Responso civil a José Sánchez Rojas.
«Cuatro palabras tan categóricas y tajantes como inesperadas: Sánchez Rojas, ha muerto. Y una desolación auténtica y fulminante en quien esto escribe.
«Cuatro palabras tan categóricas y tajantes como inesperadas: Sánchez Rojas, ha muerto. Y una desolación auténtica y fulminante en quien esto escribe.
¡Mal regusto nos deja, en su despedida, este año inmortal de 1931, tan simpático y fértil para nosotros!
Se nos lleva en su mutis al penúltimo romántico –el lector se dará cuenta de que nunca se va el último de veras, por más que se diga–, al que era una efectiva supervivencia de la bohemia literaria y periodística española, al escritor cultísimo, ágil, brillante, que ofrecía el vivo contraste de una prosa pulquérrima y cristalina, con su extremado abandono personal.
Sánchez Rojas y su prosa eran el vivo ejemplo del lodo y la flor. Un lodo humano, en el que podía estudiarse todo un curso de etimología y del cual surgía, maravillosamente, una flor de esplendida belleza.
¡Pobre Sánchez Rojas! Vida asendereada, zozobrante, salpicada de altibajos –el agobio tras la opulencia, la tiniebla tras el resplandor-, sufrida y filosófica.
Con tu desprecio de la exterioridad, de la prestancia social y de más elemental asepsia, eras causa perenne de vayas y diretes, de repulsas y aspavientos.
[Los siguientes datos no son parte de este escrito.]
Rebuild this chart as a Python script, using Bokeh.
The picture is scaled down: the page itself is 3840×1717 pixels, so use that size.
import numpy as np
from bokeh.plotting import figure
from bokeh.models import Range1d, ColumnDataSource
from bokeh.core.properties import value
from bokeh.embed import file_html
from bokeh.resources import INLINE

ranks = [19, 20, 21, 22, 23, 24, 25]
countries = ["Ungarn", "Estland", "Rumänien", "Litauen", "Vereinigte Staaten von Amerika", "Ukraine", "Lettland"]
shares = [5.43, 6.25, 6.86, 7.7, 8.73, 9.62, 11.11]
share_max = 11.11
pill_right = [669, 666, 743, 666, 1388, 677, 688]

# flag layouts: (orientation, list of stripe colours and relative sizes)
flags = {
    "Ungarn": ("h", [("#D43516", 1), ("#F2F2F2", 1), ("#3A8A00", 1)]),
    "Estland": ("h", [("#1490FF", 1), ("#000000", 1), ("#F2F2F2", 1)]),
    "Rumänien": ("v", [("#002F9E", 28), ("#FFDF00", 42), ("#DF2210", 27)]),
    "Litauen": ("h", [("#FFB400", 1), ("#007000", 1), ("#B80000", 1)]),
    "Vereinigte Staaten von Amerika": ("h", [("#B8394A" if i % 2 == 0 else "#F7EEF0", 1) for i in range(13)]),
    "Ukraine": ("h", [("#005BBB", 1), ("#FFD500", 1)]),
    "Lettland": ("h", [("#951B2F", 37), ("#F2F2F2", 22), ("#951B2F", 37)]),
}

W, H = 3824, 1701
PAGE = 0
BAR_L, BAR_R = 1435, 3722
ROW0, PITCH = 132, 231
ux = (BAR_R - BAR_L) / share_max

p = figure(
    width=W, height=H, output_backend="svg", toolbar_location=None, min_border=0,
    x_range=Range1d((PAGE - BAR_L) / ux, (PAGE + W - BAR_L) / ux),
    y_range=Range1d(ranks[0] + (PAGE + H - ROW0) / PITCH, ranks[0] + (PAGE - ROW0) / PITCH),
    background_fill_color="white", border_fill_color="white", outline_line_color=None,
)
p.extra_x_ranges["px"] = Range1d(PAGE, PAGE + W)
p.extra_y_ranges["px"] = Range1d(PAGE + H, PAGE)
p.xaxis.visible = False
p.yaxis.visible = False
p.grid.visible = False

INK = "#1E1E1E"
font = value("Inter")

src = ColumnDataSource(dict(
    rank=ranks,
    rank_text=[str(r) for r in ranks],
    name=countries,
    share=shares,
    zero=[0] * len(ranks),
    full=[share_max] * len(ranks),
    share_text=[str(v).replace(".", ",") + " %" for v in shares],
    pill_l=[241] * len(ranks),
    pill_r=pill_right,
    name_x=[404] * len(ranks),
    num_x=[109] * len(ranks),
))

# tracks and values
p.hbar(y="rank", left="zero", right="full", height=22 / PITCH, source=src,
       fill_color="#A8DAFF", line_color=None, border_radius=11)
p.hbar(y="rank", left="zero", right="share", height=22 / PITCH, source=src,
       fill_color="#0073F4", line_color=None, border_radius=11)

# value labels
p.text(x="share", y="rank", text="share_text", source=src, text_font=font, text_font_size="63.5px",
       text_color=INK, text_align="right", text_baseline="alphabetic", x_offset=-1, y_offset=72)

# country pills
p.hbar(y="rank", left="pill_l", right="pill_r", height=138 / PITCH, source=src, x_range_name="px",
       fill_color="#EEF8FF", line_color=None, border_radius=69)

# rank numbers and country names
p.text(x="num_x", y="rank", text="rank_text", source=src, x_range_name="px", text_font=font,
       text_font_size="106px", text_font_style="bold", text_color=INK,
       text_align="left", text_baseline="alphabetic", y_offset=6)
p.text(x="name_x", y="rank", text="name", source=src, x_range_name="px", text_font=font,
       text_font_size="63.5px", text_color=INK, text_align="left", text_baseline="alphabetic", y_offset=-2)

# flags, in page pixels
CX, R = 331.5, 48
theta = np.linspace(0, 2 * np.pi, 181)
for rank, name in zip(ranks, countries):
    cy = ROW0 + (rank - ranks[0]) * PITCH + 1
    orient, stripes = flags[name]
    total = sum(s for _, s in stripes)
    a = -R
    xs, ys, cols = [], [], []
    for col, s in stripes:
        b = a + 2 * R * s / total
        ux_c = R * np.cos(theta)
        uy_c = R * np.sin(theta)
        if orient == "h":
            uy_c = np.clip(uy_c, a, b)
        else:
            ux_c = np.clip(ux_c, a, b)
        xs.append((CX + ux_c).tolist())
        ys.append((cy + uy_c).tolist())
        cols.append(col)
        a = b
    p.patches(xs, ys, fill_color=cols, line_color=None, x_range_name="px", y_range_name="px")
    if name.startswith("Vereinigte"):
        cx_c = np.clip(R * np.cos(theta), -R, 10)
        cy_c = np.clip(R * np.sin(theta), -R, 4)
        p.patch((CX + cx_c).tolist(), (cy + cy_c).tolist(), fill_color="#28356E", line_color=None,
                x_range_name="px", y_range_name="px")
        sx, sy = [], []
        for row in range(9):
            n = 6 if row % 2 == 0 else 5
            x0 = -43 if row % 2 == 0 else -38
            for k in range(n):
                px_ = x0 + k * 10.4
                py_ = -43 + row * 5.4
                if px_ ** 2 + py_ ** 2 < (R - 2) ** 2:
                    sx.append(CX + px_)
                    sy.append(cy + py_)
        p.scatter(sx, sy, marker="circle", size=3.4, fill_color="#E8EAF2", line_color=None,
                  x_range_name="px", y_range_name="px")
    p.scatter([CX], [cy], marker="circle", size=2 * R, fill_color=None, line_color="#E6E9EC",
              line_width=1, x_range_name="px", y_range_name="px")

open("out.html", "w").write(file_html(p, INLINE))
Paisano y cantor de Teresa de Cepeda, has ido a morir, como ella, junto a esa Alba de Tormes, florón de la Salmantica renacentista, junto al castillo ducal del hoy simple ciudadano don Jacobo Stuar, en plena tierra de señorío.
¡Quien había de decírtelo hace pocos días, cuando la Republica, haciendo honor al oro de tu estilo, te nombraba cronista oficial de la proclamación y promesa del nuevo Jefe de Estado!
Cuando en los días –para ti felicísimos y redentores- en que la Dictadura jerezana te confinó a la hospitalaria Huesca, recuerdo me decías paseando por el Claustro de S. Pedro el Viejo:
- Ya ves, la Dictadura ha creído castigarme desterrándome, y me ha hecho un gran favor. Escribo más, gano más dinero, madrugo, me baño todos los días, tengo novia… ¡Quien sabe! A lo mejor, si viene la República un día, acaso queriéndome hacer un favor, me perjudica de veras. ¿Ha sido así, querido Pepe?
No. La República no te preparó la emboscada de esa bronconeumonía que ha rendido tu organismo depauperado, en pocas horas. La República quería tu vida regenerada, digna y fácil. Ha empezado ya a darte la mano, cuando tú, en una escapada al rincón natal, te pierdes definitivamente, escondiéndote en el regazo de la tierra que te alumbro y que te sepulta, avara de tu pobre barro, satirizado siempre.
Con tu muerte, Sánchez Rojas, las letras españolas –ahora si que es verdad la eterna mentira–, pierden un artífice poderoso; la Republica, su cronista oficial; Salamanca y Ávila, su cantor dilectísimo; don Miguel de Unamuno, su fervoroso exégeta; el Café Colonia, su cliente de peor atuendo; Sánchez Ocaña y Pérez Bauces, la más socorrida válvula de su humorismo –«me levanto, me visto, me baño»– y nosotros, tus amigos, tus lectores de siempre, un camarada comprensivo y bueno que disculpa nuestra esquivez y un manantial de prosa límpida y castiza que fluía, inagotable sobre las ásperas hojas de nuestros periódicos.
Adiós, compañero. ¿Hasta cuando? ¿Hasta nunca? Misterio.
El que esto escribe solo sabe que contigo se le va un pedazo de su vida.»